Summing observations for two different variables by two variables

#1
Hi,

I have a data set that contains the variables: age sex n pop area period. So the initial dataset looks something like this:

sex age area n pop period
1 1 3 20 20 1995
1 1 2 5 275 1995
1 1 1 10 300 1995
1 2 3 8 310 1995
1 2 2 26 280 1995

Age goes up through '12' and then this is repeated for sex '1' and '2' and areas '1', '2', and '3' for each calendar year through 2011. So after importing the Excel sheet, I deleted age and sex because I first want to do analyses just by area over time (then later by age group). I was told that the formatting of the data in Excel might be why I am getting some errors when I go to do the negative binomial regression, so I wanted to try deleting age / sex and then summing n and pop for each area for each year (e.g., sum of n and sum of pop for areas 1, 2, and 3 respectively for 1995, 1996, and so on).

I tried sorting the data set by area and period and creating new variables 'nsum' and 'popsum' and counting by using:
'if area=1 and period=1995 then;
do;
nsum=0;
popsum=0;
end;

nsum=nsum+n
popsum=popsum+pop

However, then I still have one row for each age group / sex that has now been deleted and I only get area 1 and period 1995 back in the output.
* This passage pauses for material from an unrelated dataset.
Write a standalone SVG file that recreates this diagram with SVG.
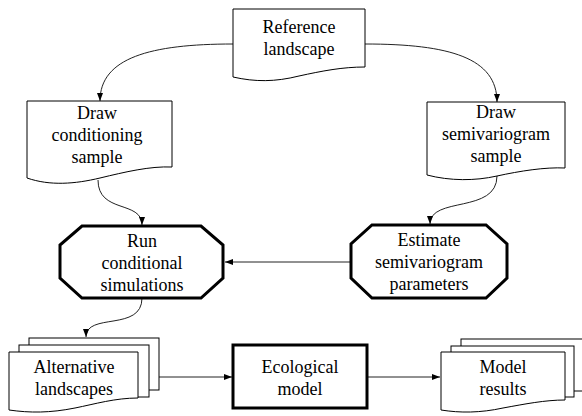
<svg xmlns="http://www.w3.org/2000/svg" width="582" height="416" viewBox="0 0 582 416">
<style>
.doc{fill:#fff;stroke:#000;stroke-width:1}
.thick{fill:#fff;stroke:#000;stroke-width:3}
.conn{fill:none;stroke:#222;stroke-width:1}
text{font-family:'Liberation Serif','Times New Roman',serif;font-size:18px;fill:#000;text-anchor:middle}
</style>
<defs>
<marker id="ah" markerWidth="8" markerHeight="6" refX="8" refY="3" orient="auto" markerUnits="userSpaceOnUse">
<path d="M0,0 L8,3 L0,6 Z" fill="#000"/>
</marker>
</defs>
<rect width="582" height="416" fill="#fff"/>
<g id="connectors">
<path class="conn" d="M233,44 C150,44 100,58 100,101" marker-end="url(#ah)"/>
<path class="conn" d="M365,44 C450,44 497,58 497,102" marker-end="url(#ah)"/>
<path class="conn" d="M98,180 C98,214 142,200 142,225" marker-end="url(#ah)"/>
<path class="conn" d="M497,176 C497,214 430,196 430,224" marker-end="url(#ah)"/>
<path class="conn" d="M142,298 C142,332 86,312 86,337" marker-end="url(#ah)"/>
<path class="conn" d="M351,262 L225,262" marker-end="url(#ah)"/>
<path class="conn" d="M159,377 L232,377" marker-end="url(#ah)"/>
<path class="conn" d="M367,377 L440,377" marker-end="url(#ah)"/>
</g>
<g id="reference-landscape">
<path class="doc" d="M233,9 H365 V67 C342,67 322,71 299,76 C275,82 255,82 233,77 Z"/>
<text x="299" y="33">Reference</text>
<text x="299" y="55">landscape</text>
</g>
<g id="draw-conditioning-sample">
<path class="doc" d="M27,101 H172 V167 C150,166 125,172 100,178 C75,184 50,186 27,178 Z"/>
<text x="97" y="119">Draw</text>
<text x="97" y="141">conditioning</text>
<text x="97" y="163">sample</text>
</g>
<g id="draw-semivariogram-sample">
<path class="doc" d="M427,102 H565 V168 C545,167 520,171 497,176 C475,181 450,181 427,175 Z"/>
<text x="496" y="118">Draw</text>
<text x="496" y="140">semivariogram</text>
<text x="496" y="162">sample</text>
</g>
<g id="run-conditional-simulations">
<path class="thick" d="M82,226 H201 L223,245 V278 L201,298 H82 L60,278 V245 Z"/>
<text x="142" y="247">Run</text>
<text x="142" y="269">conditional</text>
<text x="142" y="291">simulations</text>
</g>
<g id="estimate-semivariogram-parameters">
<path class="thick" d="M372,225 H486 L507,244 V278 L486,298 H372 L351,278 V244 Z"/>
<text x="429" y="246">Estimate</text>
<text x="429" y="268">semivariogram</text>
<text x="429" y="290">parameters</text>
</g>
<g id="alternative-landscapes">
<rect class="doc" x="29" y="338" width="130" height="52"/>
<rect class="doc" x="19" y="345" width="130" height="52"/>
<path class="doc" d="M9,352 H138 V398 C115,398 95,404 75,408 C50,413 30,413 9,410 Z"/>
<text x="74" y="373">Alternative</text>
<text x="74" y="395">landscapes</text>
</g>
<g id="ecological-model">
<rect class="thick" x="233" y="345" width="134" height="63"/>
<text x="300" y="373">Ecological</text>
<text x="300" y="395">model</text>
</g>
<g id="model-results">
<rect class="doc" x="461" y="339" width="130" height="52"/>
<rect class="doc" x="451" y="346" width="123" height="51"/>
<path class="doc" d="M441,352 H565 V400 C545,400 525,404 503,408 C480,413 460,413 441,410 Z"/>
<text x="503" y="373">Model</text>
<text x="503" y="395">results</text>
</g>
</svg>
For example:

area period nsum popsum
1 1995 450 2890
1 1995 200 1200
1 1995 130 680
1 1995 222 1354

I saw some examples online for how to collapse observations by group, but I am not sure how to sum observations by area AND period so I need to figure out what that code should look like. Thanks!
 

hlsmith

Not a robit
#2
Got lost in your description. Can you provide an example of what you want the final set to resemble

Do you want the sumpop and sumn for the unique none sex and age groups?
 
#3
Sorry for the unclear description! I ended up getting it sorted out with:

proc sql;
create table want as
select period,area,sum(n) as nsum,sum(pop) as popsum
from have
group by period, area;
quit;

So that way I am left with just period, area, and a new variable of nsum and a new variable of popsum.